Итак, я имел теперь «Житие», «Гетику», «Войну с готами» Прокопия Кесарийского, переведённую и прокомментированную З.В.Удальцовой, и примечания к ним со вступительными статьями, то-есть всё сырьё и все полуфабрикаты. То-есть – обладал фактически всем сводом информации, имевшейся «по этому вопросу и вокруг него» во времени и пространстве. Мимоходом и упомянутое письмо Кассиодора во Внутренний Норик перевёл, но оно относилось к более поздним временам и содержало совет норикским властям закупать у алеманнов мясной и рабочий скот – сами-то они догадаться о том не могли, очевидно…
Так что оставался «пустячок» – решить всю серию загадок, связанных с «Житием», и суметь состыковать «Житие» с «Гетикой» в пространстве и времени. Ибо именно это и не было сделано ни Ноллем, ни Скржинской. Но ей-то простительно: «Гетика» многократно объёмнее «Жития», так что «сено к корове не ходит». А вот Нолль, собравший все достижения севериноведов, смог продатировать три главы из сорока шести, хотя над этим источником минимум полтора века работали медиевисты Запада. А потому и не решил загадок «Жития». Почему?

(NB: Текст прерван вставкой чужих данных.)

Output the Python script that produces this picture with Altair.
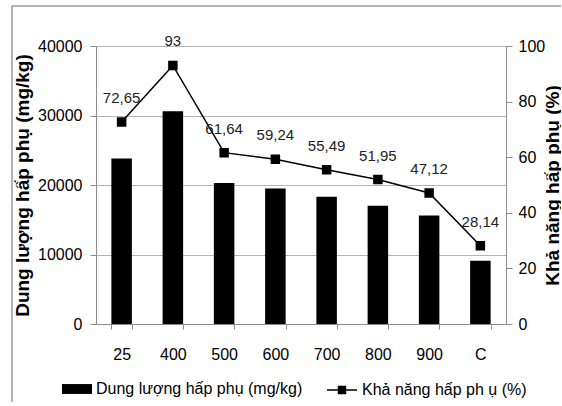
import altair as alt
import pandas as pd

# Adsorption data per sample
samples = ["25", "400", "500", "600", "700", "800", "900", "C"]
capacity = [23800, 30600, 20300, 19500, 18300, 17000, 15600, 9100]   # mg/kg
efficiency = [72.65, 93, 61.64, 59.24, 55.49, 51.95, 47.12, 28.14]   # %

bar_name = "Dung lượng hấp phụ (mg/kg)"
line_name = "Khả năng hấp ph ụ (%)"

df = pd.DataFrame({
    "sample": samples,
    "capacity": capacity,
    "efficiency": efficiency,
    "label": [f"{v:g}".replace(".", ",") for v in efficiency],
})

FONT = "Liberation Sans"
GRID = "#b3b3b3"
AXIS = "#8c8c8c"

x_enc = alt.X(
    "sample:N", sort=samples, title=None,
    scale=alt.Scale(paddingInner=0.6, paddingOuter=0.3),
    axis=alt.Axis(labelAngle=0, tickBand="extent", tickSize=5, tickColor=AXIS,
                  domainColor=AXIS, labelFont=FONT, labelFontSize=16,
                  labelColor="#000", labelPadding=17, grid=False),
)

bars = alt.Chart(df).mark_bar(color="black").encode(
    x=x_enc,
    y=alt.Y("capacity:Q", scale=alt.Scale(domain=[0, 40000], nice=False),
            axis=alt.Axis(title="Dung lượng hấp phụ (mg/kg)", values=[0, 10000, 20000, 30000, 40000],
                          orient="left", grid=True, gridColor=GRID, domainColor=AXIS,
                          tickColor=AXIS, tickSize=6, labelFont=FONT, labelFontSize=16,
                          labelColor="#000", labelPadding=8, format="d",
                          titleFont=FONT, titleFontSize=19, titleFontWeight="bold",
                          titleColor="#000", titlePadding=5)),
    color=alt.Color("s:N", scale=alt.Scale(domain=[bar_name], range=["black"]),
                    legend=alt.Legend(title=None, orient="none", legendX=-34, legendY=328,
                                      symbolType="M-1,-0.33H1V0.33H-1Z", symbolSize=900,
                                      symbolStrokeWidth=0, labelFont=FONT, labelFontSize=16,
                                      labelColor="#000", labelOffset=4, labelLimit=0)),
).transform_calculate(s=f"'{bar_name}'")

y_right = alt.Y("efficiency:Q", scale=alt.Scale(domain=[0, 100], nice=False),
                axis=alt.Axis(title="Khả năng hấp phụ (%)", values=[0, 20, 40, 60, 80, 100],
                              orient="right", grid=False, domainColor=AXIS, tickColor=AXIS,
                              tickSize=6, labelFont=FONT, labelFontSize=16, labelColor="#000",
                              labelPadding=6, titleFont=FONT, titleFontSize=19,
                              titleFontWeight="bold", titleColor="#000", titleAngle=270,
                              titleBaseline="middle", titleAlign="center",
                              titleX=46, titleY=139))

line = alt.Chart(df).mark_line(
    color="black", strokeWidth=1.5,
    point=alt.OverlayMarkDef(shape="square", size=56, filled=True, color="black"),
).encode(
    x=alt.X("sample:N", sort=samples),
    y=y_right,
    stroke=alt.Stroke("s:N", scale=alt.Scale(domain=[line_name], range=["black"]),
                      legend=alt.Legend(title=None, orient="none", legendX=230, legendY=328,
                                        symbolType="M-1,0H1M-0.23,-0.23H0.23V0.23H-0.23Z",
                                        symbolSize=900, symbolStrokeWidth=1.5,
                                        symbolFillColor="black", symbolStrokeColor="black",
                                        labelFont=FONT, labelFontSize=16, labelColor="#000",
                                        labelOffset=4, labelLimit=0)),
).transform_calculate(s=f"'{line_name}'")

labels = alt.Chart(df).mark_text(dy=-24, font=FONT, fontSize=15, color="#222").encode(
    x=alt.X("sample:N", sort=samples),
    y=y_right,
    text="label:N",
)

# outer frame of the figure
frame = alt.Chart(pd.DataFrame({"k": [0]})).mark_rect(
    fill=None, stroke="#9a9a9a", strokeWidth=1.5
).encode(x=alt.value(-84), x2=alt.value(620), y=alt.value(-40), y2=alt.value(420))

right = alt.layer(line, labels)

chart = alt.layer(frame, bars, right).resolve_scale(
    y="independent", color="independent", stroke="independent"
).properties(
    width=410, height=278,
    autosize=alt.AutoSizeParams(type="none"),
    padding={"left": 96, "top": 46, "right": 55, "bottom": 78},
    background="white",
).configure_view(stroke=None)

chart.save("out.html", embed_options={"renderer": "svg", "actions": False})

Дело в жанре. «Житие святого» – это изложение серии чудес, связанных с его деятельностью. А чудеса – не от мира сего, так что нелепо датировать деятельность Господа для верующих историков, и нелепо пытаться продатировать то, чего быть не может ни под каким соусом – для неверующих. Эти неверующие все упоминания о чудесах просто не замечали, извлекая из «Жития» лишь упоминания о городах, племенах, отдельных людях, а также о бытовом обрамлении мнимых чудес. То-есть и те, и другие ставили себя в безнадёжное положение.